The Rio Grande River begins in Colorado, west of the town of Creede. It flows east and south through New Mexico, roughly adjacent to I-25. As it enters Texas, it becomes the boundary between the US and Mexico, which accounts for the shape of the southern border of Texas. At one point, the river makes a “big bend” and flows north for a while before turning south and east to the Gulf of Mexico.
Last week we were in Las Cruces, NM, and did our run along the Rio Grande—which is virtually dry at this time of year because no water is flowing out of Elephant Butte Reservoir to the north. By the time the river reaches the “big bend,” it is a lazy stream at this time of year.
There were nice reflections of the dead trees in the pond.
Yesterday, we walked on the nature trail at Big Bend National Park, where we saw a spring-fed pond which attracts numerous birds and where we could look down on the Rio Grande.

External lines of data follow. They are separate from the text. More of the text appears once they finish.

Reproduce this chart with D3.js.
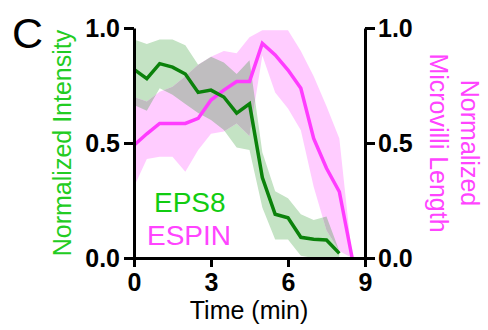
<!DOCTYPE html>
<html><head><meta charset="utf-8">
<script src="https://cdn.jsdelivr.net/npm/d3@7"></script>
<style>
html,body{margin:0;padding:0;background:#fff;}
svg{display:block;font-family:"Liberation Sans",Arial,sans-serif;}
</style></head>
<body>
<svg id="chart" width="488" height="330"></svg>
<script>
// Data
const timesEps8 = [0,0.5,1,1.5,2,2.5,3,3.5,4,4.5,5,5.5,6,6.5,7,7.5,8];
const eps8Mean  = [0.82,0.78,0.845,0.83,0.80,0.72,0.73,0.70,0.63,0.67,0.35,0.19,0.175,0.09,0.082,0.078,0.02];
const eps8Upper = [0.95,0.93,0.95,0.95,0.925,0.84,0.875,0.85,0.80,0.86,0.46,0.29,0.26,0.19,0.165,0.18,0.03];
const eps8Lower = [0.665,0.64,0.738,0.71,0.67,0.63,0.60,0.557,0.48,0.47,0.22,0.08,0.08,0.01,0.0,0.0,0.0];

const timesEspin = [0,0.5,1,1.5,2,2.5,3,3.5,4,4.5,5,5.5,6,6.5,7,7.5,8,8.5];
const espinMean  = [0.49,0.54,0.585,0.585,0.585,0.607,0.687,0.73,0.767,0.767,0.933,0.883,0.817,0.738,0.52,0.39,0.288,0.0];
const espinUpper = [0.70,0.68,0.723,0.745,0.79,0.84,0.875,0.90,0.89,0.96,0.99,0.99,0.99,0.90,0.79,0.66,0.52,0.0];
const espinLower = [0.31,0.43,0.44,0.44,0.375,0.47,0.54,0.55,0.585,0.53,0.88,0.72,0.65,0.555,0.31,0.12,0.03,0.0];

const xTicks = [0,3,6,9];
const yTicks = [0,0.5,1.0];
const seriesNames = ["EPS8","ESPIN"];

const svg = d3.select("#chart");
const x = d3.scaleLinear().domain([0,9]).range([134,365]);
const y = d3.scaleLinear().domain([0,1]).range([258,28]);

const area = d3.area().x(d=>x(d.t)).y0(d=>y(d.lo)).y1(d=>y(d.hi));
const line = d3.line().x(d=>x(d.t)).y(d=>y(d.v));

const eps8 = timesEps8.map((t,i)=>({t, v:eps8Mean[i], lo:eps8Lower[i], hi:eps8Upper[i]}));
const espin = timesEspin.map((t,i)=>({t, v:espinMean[i], lo:espinLower[i], hi:espinUpper[i]}));

const defs = svg.append("defs");
defs.append("clipPath").attr("id","greenClip").append("path").attr("d", area(eps8));

svg.append("path").attr("d", area(eps8)).attr("fill","#c4e3c4");
svg.append("path").attr("d", area(espin)).attr("fill","#ffccff");
svg.append("path").attr("d", area(espin)).attr("fill","#bfbdbf").attr("clip-path","url(#greenClip)");

svg.append("path").attr("d", line(espin)).attr("fill","none").attr("stroke","#ff3cff").attr("stroke-width",3.5).attr("stroke-linejoin","miter");
svg.append("path").attr("d", line(eps8)).attr("fill","none").attr("stroke","#0b820b").attr("stroke-width",3.5).attr("stroke-linejoin","miter");

function styleAxis(g){
  g.selectAll(".domain").attr("stroke","#000").attr("stroke-width",3);
  g.selectAll(".tick line").attr("stroke","#000").attr("stroke-width",3);
  g.selectAll(".tick text").attr("fill","#000").style("font-size","25px").style("font-weight","bold").style("font-family","'Liberation Sans',Arial,sans-serif");
}

const gx = svg.append("g").attr("transform","translate(0,258)")
  .call(d3.axisBottom(x).tickValues(xTicks).tickSize(9).tickSizeOuter(0).tickPadding(6).tickFormat(d3.format("d")));
styleAxis(gx);

const gl = svg.append("g").attr("transform","translate(134,0)")
  .call(d3.axisLeft(y).tickValues(yTicks).tickSize(10).tickSizeOuter(0).tickPadding(4).tickFormat(d3.format(".1f")));
styleAxis(gl);

const gr = svg.append("g").attr("transform","translate(365,0)")
  .call(d3.axisRight(y).tickValues(yTicks).tickSize(10).tickSizeOuter(0).tickPadding(3).tickFormat(d3.format(".1f")));
styleAxis(gr);

// Titles
svg.append("text").attr("x",249).attr("y",319).attr("text-anchor","middle")
  .style("font-size","25px").attr("fill","#000").text("Time (min)");

svg.append("text").attr("transform","translate(71,143) rotate(-90)").attr("text-anchor","middle")
  .style("font-size","25px").attr("fill","#22cc22").text("Normalized Intensity");

svg.append("text").attr("transform","translate(461,143) rotate(90)").attr("text-anchor","middle")
  .style("font-size","25px").attr("fill","#ff44ff").text("Normalized");
svg.append("text").attr("transform","translate(430,143) rotate(90)").attr("text-anchor","middle")
  .style("font-size","25px").attr("fill","#ff44ff").text("Microvilli Length");

// Legend
svg.append("text").attr("x",154).attr("y",212).style("font-size","28px").attr("fill","#11cc11").text(seriesNames[0]);
svg.append("text").attr("x",147).attr("y",245).style("font-size","28px").attr("fill","#ff44ff").text(seriesNames[1]);

// Panel letter
svg.append("text").attr("x",12).attr("y",48).style("font-size","43px").attr("fill","#000").text("C");
</script>
</body></html>
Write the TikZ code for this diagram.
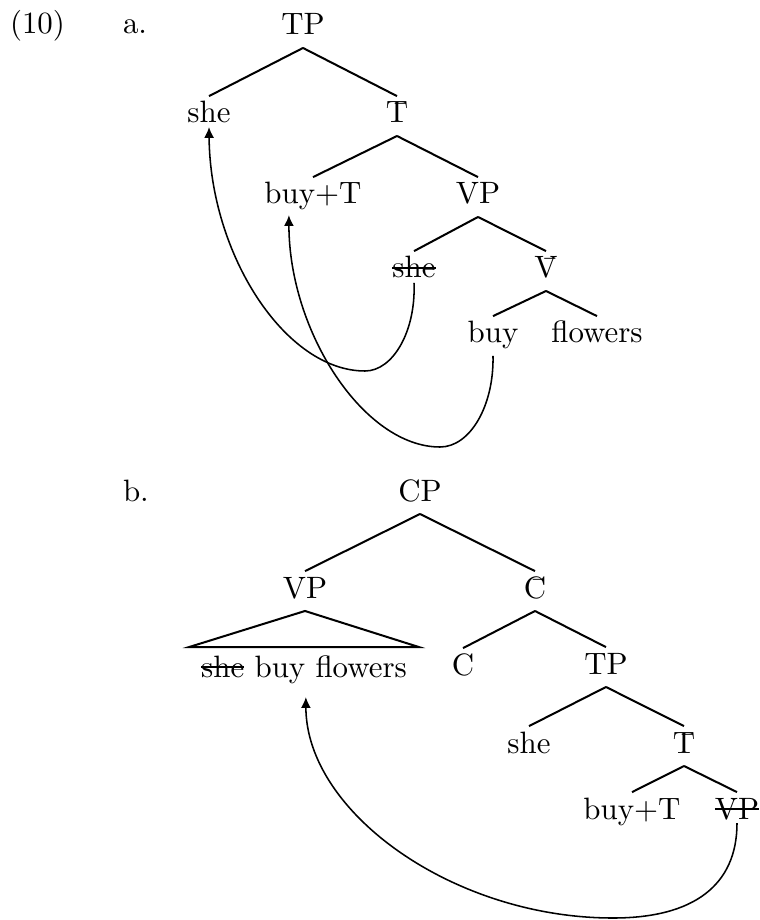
\documentclass[tikz,border=0pt]{standalone}
\usetikzlibrary{arrows.meta}
\newcommand\strk[1]{\setbox0=\hbox{#1}\rlap{\rule[3pt]{\wd0}{0.55pt}}\box0\relax}
\begin{document}
\begin{tikzpicture}[x=0.3236pt,y=-0.3236pt,
  lab/.style={anchor=base,inner sep=0pt,outer sep=0pt,text height=8.7pt,text depth=4.2pt},
  branch/.style={line width=0.65pt},
  move/.style={line width=0.5pt,-{Latex[length=3.5pt,width=3.2pt]}}]
\useasboundingbox (0,0) rectangle (759,920);
% (10) a.
\node[lab,anchor=base west] (ex) at (10,34) {(10)};
\node[lab,anchor=base west] (la) at (123,34) {a.};
\node[lab] (TPa) at (303,35) {TP};
\node[lab] (sheA) at (209,123) {she};
\node[lab] (Tba) at (397,123) {\=T};
\node[lab] (buyTa) at (313,204) {buy+T};
\node[lab] (VPa) at (478,204) {VP};
\node[lab] (sheA2) at (414,278) {\strk{she}};
\node[lab] (Vba) at (546,278) {\=V};
\node[lab] (buyA) at (493,343) {buy};
\node[lab] (flA) at (597,343) {flowers};
\draw[branch] (TPa.south) -- (sheA.north);
\draw[branch] (TPa.south) -- (Tba.north);
\draw[branch] (Tba.south) -- (buyTa.north);
\draw[branch] (Tba.south) -- (VPa.north);
\draw[branch] (VPa.south) -- (sheA2.north);
\draw[branch] (VPa.south) -- (Vba.north);
\draw[branch] (Vba.south) -- (buyA.north);
\draw[branch] (Vba.south) -- (flA.north);
\draw[move] ([yshift=-1.6pt]sheA2.base) .. controls (416,331) and (393,371) .. (365,371)
   .. controls (285,371) and (210,254) .. ([yshift=-1.3pt]sheA.base);
\draw[move] (buyA.south) .. controls (494,406) and (470,447) .. (440,447)
   .. controls (364,447) and (289,332) .. ([xshift=-7.8pt,yshift=-3.6pt]buyTa.base);
% b.
\node[lab,anchor=base west] (lb) at (123,501) {b.};
\node[lab] (CP) at (420,501) {CP};
\node[lab] (VPb) at (305,598) {VP};
\node[lab] (Cbb) at (535,598) {\=C};
\node[lab] (sbf) at (304,677) {\strk{she} buy flowers};
\node[lab] (Cc) at (463,675) {C};
\node[lab] (TPb) at (606,674) {TP};
\node[lab] (sheB) at (529,753) {she};
\node[lab] (Tbb) at (684,753) {\=T};
\node[lab] (buyTb) at (632,819) {buy+T};
\node[lab] (VPb2) at (737,819) {\strk{VP}};
\draw[branch] (CP.south) -- (VPb.north);
\draw[branch] (CP.south) -- (Cbb.north);
\draw[branch] ([xshift=-3.9pt,yshift=1pt]sbf.north west) -- (VPb.south) -- ([xshift=3.9pt,yshift=1pt]sbf.north east) -- cycle;
\draw[branch] (Cbb.south) -- (Cc.north);
\draw[branch] (Cbb.south) -- (TPb.north);
\draw[branch] (TPb.south) -- (sheB.north);
\draw[branch] (TPb.south) -- (Tbb.north);
\draw[branch] (Tbb.south) -- (buyTb.north);
\draw[branch] (Tbb.south) -- (VPb2.north);
\draw[move] ([yshift=-1.3pt]VPb2.base) .. controls (737,885) and (694,918) .. (613,918)
   .. controls (453,918) and (306,812) .. ([xshift=0.6pt,yshift=-6.5pt]sbf.base);
\end{tikzpicture}
\end{document}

We saw a horse with two riders splash through the lazy stream. They were riding from one part of Mexico to another by taking a very short shortcut through the national park.
We also saw displays of Mexican-made craft items along the nature trail. However, the park’s newspaper, The Paisano, as well as its web site point out that such items are contraband and can be seized by park officers. Also, if the Mexican nationals come across to collect money for the crafts, they may be arrested as illegal immigrants and shipped to Presidio 100 miles away for deportation.
Beginning next week, we will be tram drivers and interpreters at the Santa Ana National Wildlife Refuge along the Rio Grande River near the Gulf of Mexico. What the river will look like there?
This is bird-watching territory. In April 2010, I blogged that I found bird watching boring. I wonder what has changed. Today we had so much fun watching, waiting and seeing new birds. The most interesting was this Green Heron.
We also spotted this raccoon. Eventually, it went down into the pond and swam away. We didn’t know raccoons could swim. What a treat to see one in the wild!
Our campsite has some friendly roadrunners.
This is the Sierra del Carmen mesa, across the Rio Grande in Mexico, which provides a backdrop to our campground.